Poindexter changed his story after it was revealed that some Iranian-weapons-sales-proceeds had been sent to the Contras in Nicaragua. It was just by chance that the CIA head William Casey was debilitated by a brain tumor when he was. Otherwise, the scheming co-conspirators would have continued their clandestine activities.

Shultz egotistically wrote, “… we have lied to the American people and misused our friends abroad. We are revealed to have been dealing with some of the sleaziest international characters around… There is a Watergate-like atmosphere around here as the White House staff has become secretive, self-deluding, and vindictive… But almost every aspect of our foreign policy agenda will suffer unless the  president makes the decision now to halt this operation and let me clean up the mess.”

Shultz was aggrieved that in the Reagan Era, foreign policy and intelligence analysis were commingled at the CIA. Shultz– at the State Department, was left out of the loop. Separating those functions previously minimized possible abuses because the State Department used to handle policy; the CIA, analysis.

Further, having people who weren’t currently U.S. government employees, represent the United States abroad in diplomacy was risky. Shultz pointed out that people such as Jimmy Carter and Jesse Jackson weren’t accountable to the American government. A secretary of state, prior to taking office– like Shultz– was subjected to a rigorous vetting process. Shultz was outraged that during Iran-Contra, clowns off the street who had friends in high places were allowed to be hostage negotiators, unbeknownst to him.
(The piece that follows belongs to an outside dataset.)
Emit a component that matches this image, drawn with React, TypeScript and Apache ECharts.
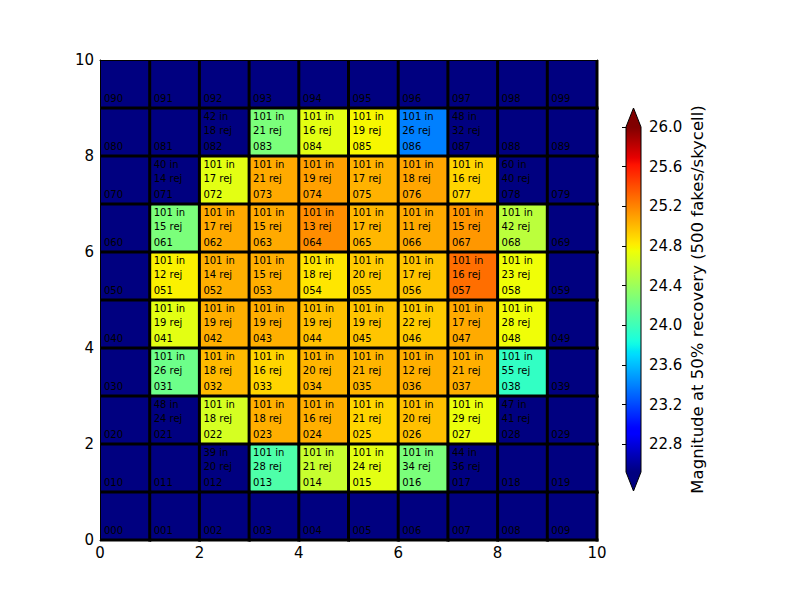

Anyhow, most of the book described the arms-reduction talks between Reagan and Soviet leader Mikhail Gorbachev. There was a tug-of-war over the interpretation of the ABM Treaty. Reagan had agreed to allow the military to begin a research project into the “Strategic Defense Initiative” — a weapons system that was decades away from actual implementation and broke the bank, but was intended to scare the Soviets into agreeing to do away with more of its offensive weapons than otherwise.

There were indications that Reagan was going senile, but Shultz tried to gloze over them and cover for him when he became loopy in public. “Once a certain arrangement of facts was in his head, I could hardly ever get them out.”
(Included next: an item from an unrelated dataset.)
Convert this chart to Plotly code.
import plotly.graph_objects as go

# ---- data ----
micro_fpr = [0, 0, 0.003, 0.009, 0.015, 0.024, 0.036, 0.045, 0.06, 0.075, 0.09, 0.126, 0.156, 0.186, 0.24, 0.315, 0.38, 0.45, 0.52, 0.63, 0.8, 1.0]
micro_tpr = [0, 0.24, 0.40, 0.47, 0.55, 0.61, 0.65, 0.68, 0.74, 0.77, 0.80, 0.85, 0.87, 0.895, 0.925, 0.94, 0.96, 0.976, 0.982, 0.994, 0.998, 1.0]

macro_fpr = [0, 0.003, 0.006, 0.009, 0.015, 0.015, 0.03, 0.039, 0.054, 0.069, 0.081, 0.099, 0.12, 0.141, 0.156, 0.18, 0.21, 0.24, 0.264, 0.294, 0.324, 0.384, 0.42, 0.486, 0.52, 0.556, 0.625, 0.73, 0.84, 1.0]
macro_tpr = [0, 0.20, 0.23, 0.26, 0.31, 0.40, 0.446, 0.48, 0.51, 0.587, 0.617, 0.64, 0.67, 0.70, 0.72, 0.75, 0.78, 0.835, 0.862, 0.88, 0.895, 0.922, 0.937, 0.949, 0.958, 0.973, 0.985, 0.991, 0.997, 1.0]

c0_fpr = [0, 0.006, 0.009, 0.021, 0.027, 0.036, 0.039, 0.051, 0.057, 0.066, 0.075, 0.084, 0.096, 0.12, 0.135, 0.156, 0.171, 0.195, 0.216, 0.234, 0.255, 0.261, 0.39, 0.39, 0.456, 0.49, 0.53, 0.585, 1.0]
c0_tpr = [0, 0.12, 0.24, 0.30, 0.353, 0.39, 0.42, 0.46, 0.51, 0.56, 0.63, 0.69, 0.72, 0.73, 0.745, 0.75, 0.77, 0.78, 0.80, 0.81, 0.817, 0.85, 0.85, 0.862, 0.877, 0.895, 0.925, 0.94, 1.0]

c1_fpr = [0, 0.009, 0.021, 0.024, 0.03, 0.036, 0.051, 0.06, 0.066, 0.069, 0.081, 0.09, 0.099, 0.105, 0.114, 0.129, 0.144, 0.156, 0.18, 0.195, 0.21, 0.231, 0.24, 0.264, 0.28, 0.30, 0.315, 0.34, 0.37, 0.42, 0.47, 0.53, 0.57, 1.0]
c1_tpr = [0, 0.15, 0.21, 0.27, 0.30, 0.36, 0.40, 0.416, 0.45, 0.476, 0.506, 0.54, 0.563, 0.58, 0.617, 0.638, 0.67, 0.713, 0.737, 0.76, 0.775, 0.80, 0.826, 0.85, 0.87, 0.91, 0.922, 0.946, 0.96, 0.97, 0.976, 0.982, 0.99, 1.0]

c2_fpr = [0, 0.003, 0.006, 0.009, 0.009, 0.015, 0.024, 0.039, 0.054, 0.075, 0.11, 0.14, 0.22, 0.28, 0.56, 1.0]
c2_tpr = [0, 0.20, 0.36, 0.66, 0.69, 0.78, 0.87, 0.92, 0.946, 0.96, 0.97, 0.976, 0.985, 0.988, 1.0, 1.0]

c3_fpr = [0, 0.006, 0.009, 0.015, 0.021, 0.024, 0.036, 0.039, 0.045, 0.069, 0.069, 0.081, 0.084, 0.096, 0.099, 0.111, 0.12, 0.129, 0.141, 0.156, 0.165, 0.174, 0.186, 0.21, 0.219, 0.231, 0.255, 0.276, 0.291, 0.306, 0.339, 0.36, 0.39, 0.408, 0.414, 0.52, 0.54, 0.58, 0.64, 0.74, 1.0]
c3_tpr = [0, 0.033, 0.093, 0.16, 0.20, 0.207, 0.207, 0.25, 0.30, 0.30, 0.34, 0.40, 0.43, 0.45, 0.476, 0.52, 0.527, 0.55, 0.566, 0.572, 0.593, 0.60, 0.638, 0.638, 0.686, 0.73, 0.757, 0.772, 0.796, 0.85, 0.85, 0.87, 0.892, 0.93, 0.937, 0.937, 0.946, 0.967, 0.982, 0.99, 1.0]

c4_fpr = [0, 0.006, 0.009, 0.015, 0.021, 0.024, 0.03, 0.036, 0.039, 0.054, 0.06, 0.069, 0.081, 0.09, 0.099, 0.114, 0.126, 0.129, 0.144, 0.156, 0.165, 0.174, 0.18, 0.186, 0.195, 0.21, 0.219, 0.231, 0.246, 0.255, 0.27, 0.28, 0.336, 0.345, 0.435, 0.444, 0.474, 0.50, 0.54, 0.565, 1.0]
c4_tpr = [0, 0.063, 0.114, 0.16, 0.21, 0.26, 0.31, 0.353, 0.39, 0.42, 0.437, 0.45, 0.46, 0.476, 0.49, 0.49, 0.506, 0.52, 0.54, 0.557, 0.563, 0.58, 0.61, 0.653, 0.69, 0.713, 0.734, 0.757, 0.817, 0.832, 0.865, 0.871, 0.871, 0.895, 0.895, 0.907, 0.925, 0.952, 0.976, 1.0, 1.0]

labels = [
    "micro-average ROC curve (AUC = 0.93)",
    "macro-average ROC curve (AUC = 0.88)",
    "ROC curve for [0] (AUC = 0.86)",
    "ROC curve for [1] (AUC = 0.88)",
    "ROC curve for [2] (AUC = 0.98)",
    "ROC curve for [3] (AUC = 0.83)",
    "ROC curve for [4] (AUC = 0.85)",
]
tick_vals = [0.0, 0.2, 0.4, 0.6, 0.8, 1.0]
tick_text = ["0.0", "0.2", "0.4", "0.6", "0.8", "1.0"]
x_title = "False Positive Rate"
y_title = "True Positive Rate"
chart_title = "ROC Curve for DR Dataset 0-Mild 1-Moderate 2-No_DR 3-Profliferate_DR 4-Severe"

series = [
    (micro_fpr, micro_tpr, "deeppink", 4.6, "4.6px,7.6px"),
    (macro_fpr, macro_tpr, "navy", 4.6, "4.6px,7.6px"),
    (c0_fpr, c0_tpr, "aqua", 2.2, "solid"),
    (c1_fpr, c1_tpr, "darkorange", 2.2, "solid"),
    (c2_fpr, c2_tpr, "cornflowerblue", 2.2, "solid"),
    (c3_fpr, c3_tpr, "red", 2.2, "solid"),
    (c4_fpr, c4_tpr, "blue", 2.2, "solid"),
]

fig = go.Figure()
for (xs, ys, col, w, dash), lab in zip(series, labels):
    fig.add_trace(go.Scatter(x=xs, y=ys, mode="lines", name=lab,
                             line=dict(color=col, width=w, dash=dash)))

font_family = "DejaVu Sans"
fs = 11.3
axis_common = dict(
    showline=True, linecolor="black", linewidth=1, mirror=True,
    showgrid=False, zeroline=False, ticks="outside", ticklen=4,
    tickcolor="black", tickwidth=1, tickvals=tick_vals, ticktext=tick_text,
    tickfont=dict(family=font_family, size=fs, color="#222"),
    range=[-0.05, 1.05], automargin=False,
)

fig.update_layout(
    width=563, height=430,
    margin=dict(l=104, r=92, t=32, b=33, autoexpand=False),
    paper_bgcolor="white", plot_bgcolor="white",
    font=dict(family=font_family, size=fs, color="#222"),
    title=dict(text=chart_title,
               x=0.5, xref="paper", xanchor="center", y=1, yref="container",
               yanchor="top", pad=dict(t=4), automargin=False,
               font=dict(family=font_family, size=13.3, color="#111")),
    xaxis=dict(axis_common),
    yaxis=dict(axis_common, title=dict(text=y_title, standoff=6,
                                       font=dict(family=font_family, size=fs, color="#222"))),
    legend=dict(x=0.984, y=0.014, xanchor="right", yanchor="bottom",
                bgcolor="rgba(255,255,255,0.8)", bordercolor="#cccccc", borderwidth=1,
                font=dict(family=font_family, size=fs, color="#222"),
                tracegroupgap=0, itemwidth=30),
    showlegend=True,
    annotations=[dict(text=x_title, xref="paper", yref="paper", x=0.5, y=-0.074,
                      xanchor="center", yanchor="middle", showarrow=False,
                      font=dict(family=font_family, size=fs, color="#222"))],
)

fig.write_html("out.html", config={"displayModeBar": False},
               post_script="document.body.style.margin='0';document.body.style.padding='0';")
Read the book to learn of the untold taxpayer dollars that were wasted making dictatorial shenanigans go away (amid a flurry of propaganda) in Haiti, Panama, the Philippines, Libya, Chile, Angola, Namibia and South Africa; the three skills a secretary of state should have; of every last interaction between the Reagan administration and the Soviets; and how Shultz (according to Shultz) saved Reagan’s presidency.

Leadership

The Book of the Week is “Leadership” by Rudy Giuliani, published in 2002. This was a description of actions the author took in supervising and managing people to accomplish his law-enforcement and political goals.
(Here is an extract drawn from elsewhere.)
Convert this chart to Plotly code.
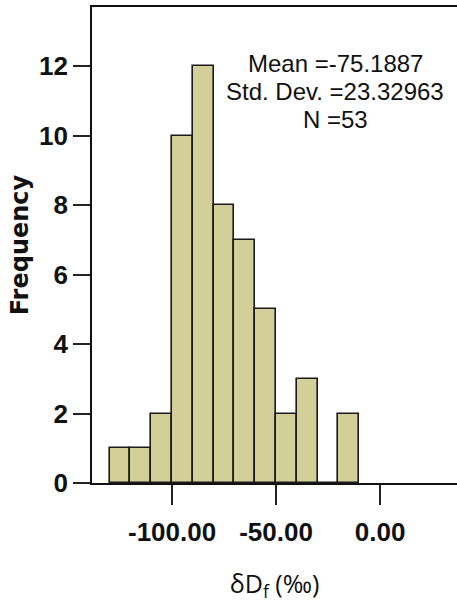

In general, Giuliani wrote that when he was mayor of New York City in the second half of the 1990’s through 2001, he did his homework and lived by the motto “be prepared.” He held an 8am daily meeting for high-level officials of major city agencies for purposes of communication, identifying problem areas, and monitoring progress.

In 2000, he was planning to run for the Senate. However, he was diagnosed with prostate cancer. The media behaved the way they usually do. “First of all, a great deal of the coverage was wrong. Reporters were talking about me to doctors I’d never even met… Television networks… asked if I’d be willing to have a camera come with me to my MRI and other extremely private moments– even a digital rectal examination.”

The author felt that it was important to learn the basics about every aspect of his administration- through reading, not just talking to people. He wrote, “It helps you distinguish between authentic and make-believe experts, the truly competent and the ideological knee jerkers.”

Giuliani was a very popular mayor who was credited with cleaning up Times Square and truly taking care of New Yorkers.

However, this book’s structure was redundant. It kept returning to the subjects of his law-enforcement achievements and what he saw and did on and after 9/11. Read the book to learn the details of this bragfest (notwithstanding the fact that the man has bragging rights.)